Analysis

This can be linked closely with Blackberry-Picking as: It shows the harshness of nature It shows the good side of nature It shows Heaney as a child

There is a sense of decay at the start of the poem with the rotting ‘flax’ and a sense of oppressive heat ‘daily it sweltered there’ all together creating an unpleasant feeling.

The sun seems like an oppressive leader ‘punishing sun’ inflicting pain on all beneath it. The onomatopoeia of ‘bubbles gargled delicately’ creates a calm image, where everything moves slowly due to the heat.

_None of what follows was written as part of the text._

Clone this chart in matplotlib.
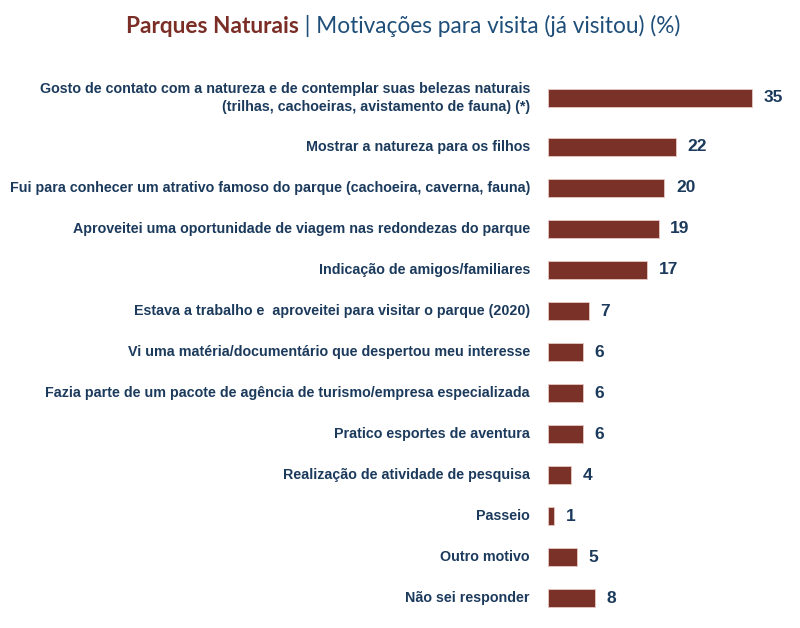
import matplotlib.pyplot as plt
import numpy as np

# ==========================
# Data
# ==========================
categories = [
    "Gosto de contato com a natureza e de contemplar suas belezas naturais\n(trilhas, cachoeiras, avistamento de fauna) (*)",
    "Mostrar a natureza para os filhos",
    "Fui para conhecer um atrativo famoso do parque (cachoeira, caverna, fauna)",
    "Aproveitei uma oportunidade de viagem nas redondezas do parque",
    "Indicação de amigos/familiares",
    "Estava a trabalho e  aproveitei para visitar o parque (2020)",
    "Vi uma matéria/documentário que despertou meu interesse",
    "Fazia parte de um pacote de agência de turismo/empresa especializada",
    "Pratico esportes de aventura",
    "Realização de atividade de pesquisa",
    "Passeio",
    "Outro motivo",
    "Não sei responder",
]
values = [35, 22, 20, 19, 17, 7, 6, 6, 6, 4, 1, 5, 8]

BAR_COLOR = "#7a3128"
TEXT_COLOR = "#1b3a5c"
TITLE_BROWN = "#7a2e26"
TITLE_BLUE = "#1f4e79"

# first row has a two-line label, so give it a bit more room
ypos = np.arange(len(values)) + 0.2
ypos[0] = 0

fig = plt.figure(figsize=(8, 6.28), dpi=100)
ax = fig.add_axes([0.685, 0.015, 0.291, 0.862])

ax.barh(ypos, values, height=0.43, color=BAR_COLOR, edgecolor="#e9c9c4", linewidth=0.6)
ax.set_xlim(0, 40)
ax.set_ylim(ypos[-1] + 0.5, -0.5)

for y, v in zip(ypos, values):
    ax.text(v + 2.0, y, str(v), va="center", ha="left", fontsize=12.5,
            fontweight="bold", color=TEXT_COLOR, family="Liberation Sans")

for y, lab in zip(ypos, categories):
    ax.text(-3.1, y, lab, va="center", ha="right", fontsize=10.3,
            fontweight="bold", color=TEXT_COLOR, family="Liberation Sans",
            linespacing=1.35, multialignment="right")

ax.axis("off")

# title in two colours
t1 = fig.text(0.158, 0.958, "Parques Naturais", fontsize=16.3, fontweight="bold",
              color=TITLE_BROWN, family="Lato", va="center", ha="left")
fig.canvas.draw()
bb = t1.get_window_extent()
x2 = bb.x1 / fig.bbox.width
fig.text(x2, 0.958, " | Motivações para visita (já visitou) (%)", fontsize=16.3,
         color=TITLE_BLUE, family="Lato", va="center", ha="left")

fig.savefig("out.png", dpi=100)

The blue bottles are attracted to the smell of the rot, adding to the unpleasant picture. Added to this is the key of the poem, the frogspawn which is described in a more favourable manner to reflect Heaney’s fascination with it, as a child. At school he would display his bottles full of tadpoles.

There is child-like language used by Heaney to describe Miss Walls, presumably a primary school teacher, telling the children the facts of life in an appropriate manner: ‘how the daddy frog was called a bullfrog and how he croaked …’ There is also a reference to how the frogs help tell the weather, like an old childish tale.

The second stanza deals with the harsh side of nature again, on a day with rank fields smelling of ‘cowdung’. Here the ‘angry frogs’ seem a threat and certainly not the pleasant ‘daddy’ and ‘mummy’ of stanza one. Nature has a dark side, with the frogs described in a number of unpleasant ways including Alliteration: ‘coarse croaking’ the harsh ‘c’ sound creating a violence, adding to the unpleasant, threatening nature of the frogs to the child (Heaney).

Onomatopoeia: ‘the slap and plop were obscene threats’, here ‘slap’ and ‘plop’ are both hard and unpleasant, almost vulgar sounds, emphasising the vulgar, slimy nature of the procreating frogs. Simile: ‘their loose necks pulsed like sails’ gives a sense of the movement of the necks of the frogs moving like something man-made. Sails can be large, which also makes this movement seem large and exaggerated. ‘Some sat poised like mud grenades’ is an explosive image which makes it seem like the frogs may explode at any time, giving a sense of the movement of a typical frog, sitting quite still then suddenly leaping to their next place of rest.

This all adds to the dangerous and angry image of the frogs here. metaphor ‘their blunt heads farting’ is a gross, unpleasant image, making the sound of a fart link to the noise the croaking frogs make, which makes it seem natural but unpleasant and disgusting (also linking to the rotten smell). They are described using personification as ‘great slime kings’ as if they are the most powerful slimy things you could imagine, superior to all other things and they are gathered ‘for vengeance’ so there is a huge sense of threat that they will do immense damage.

The final image is of Heaney’s fear of touching the frogspawn and it clutching at his hand, almost aggressive, like the frogs and overpowering.